The formats match by design. The difference lies in content scope. BC covers all AB topics plus additional material such as parametric equations, polar coordinates, and infinite series.

This parallel structure allows meaningful comparison between ap calculus ab scoring and ap calculus bc scoring while keeping administration logistics consistent.

Raw points versus scaled scores

AP exams do not grade on a percentage scale. A student who earns 65 percent of available points does not automatically receive a 3 or a 4. Instead, AP uses a two-stage process.

First, a raw score is calculated. Points accumulate from multiple-choice answers and free-response grading rubrics. Each free-response question receives partial credit according to published scoring guidelines.

Second, raw scores convert to a scaled score from 1 to 5. This conversion changes slightly from year to year.

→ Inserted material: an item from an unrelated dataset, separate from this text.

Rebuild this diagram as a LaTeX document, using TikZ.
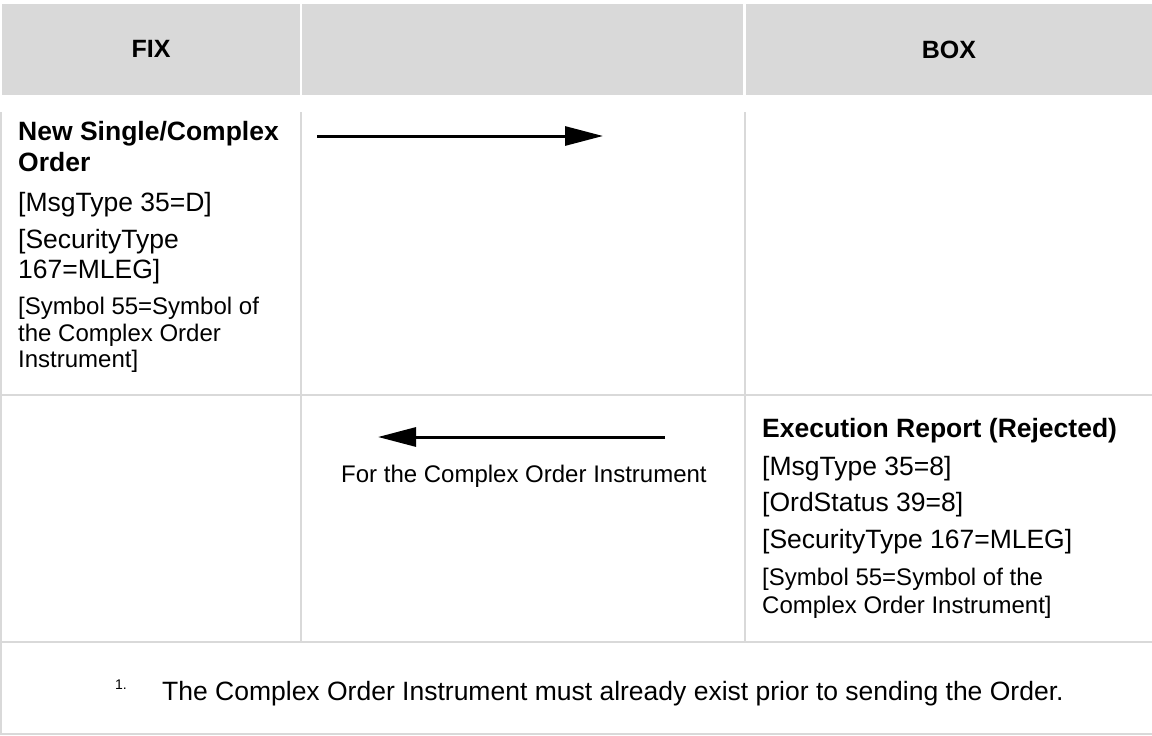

The College Board explains this approach in its description of score setting, noting that AP scores reflect “how well qualified you are to receive college credit or placement” rather than mastery of a fixed percentage of content. This explanation appears in the official AP scoring overview.

This process sits at the core of how AP Calc score calculators work. They estimate the conversion step using historical distributions.

Why score calculators rely on estimates

An AP Calc score calculator cannot access the official conversion table before scores release. Those tables remain confidential until after grading concludes. Calculators rely on public data instead.

That data includes released scoring guidelines, historical score distributions, and typical weighting between multiple-choice and free-response sections.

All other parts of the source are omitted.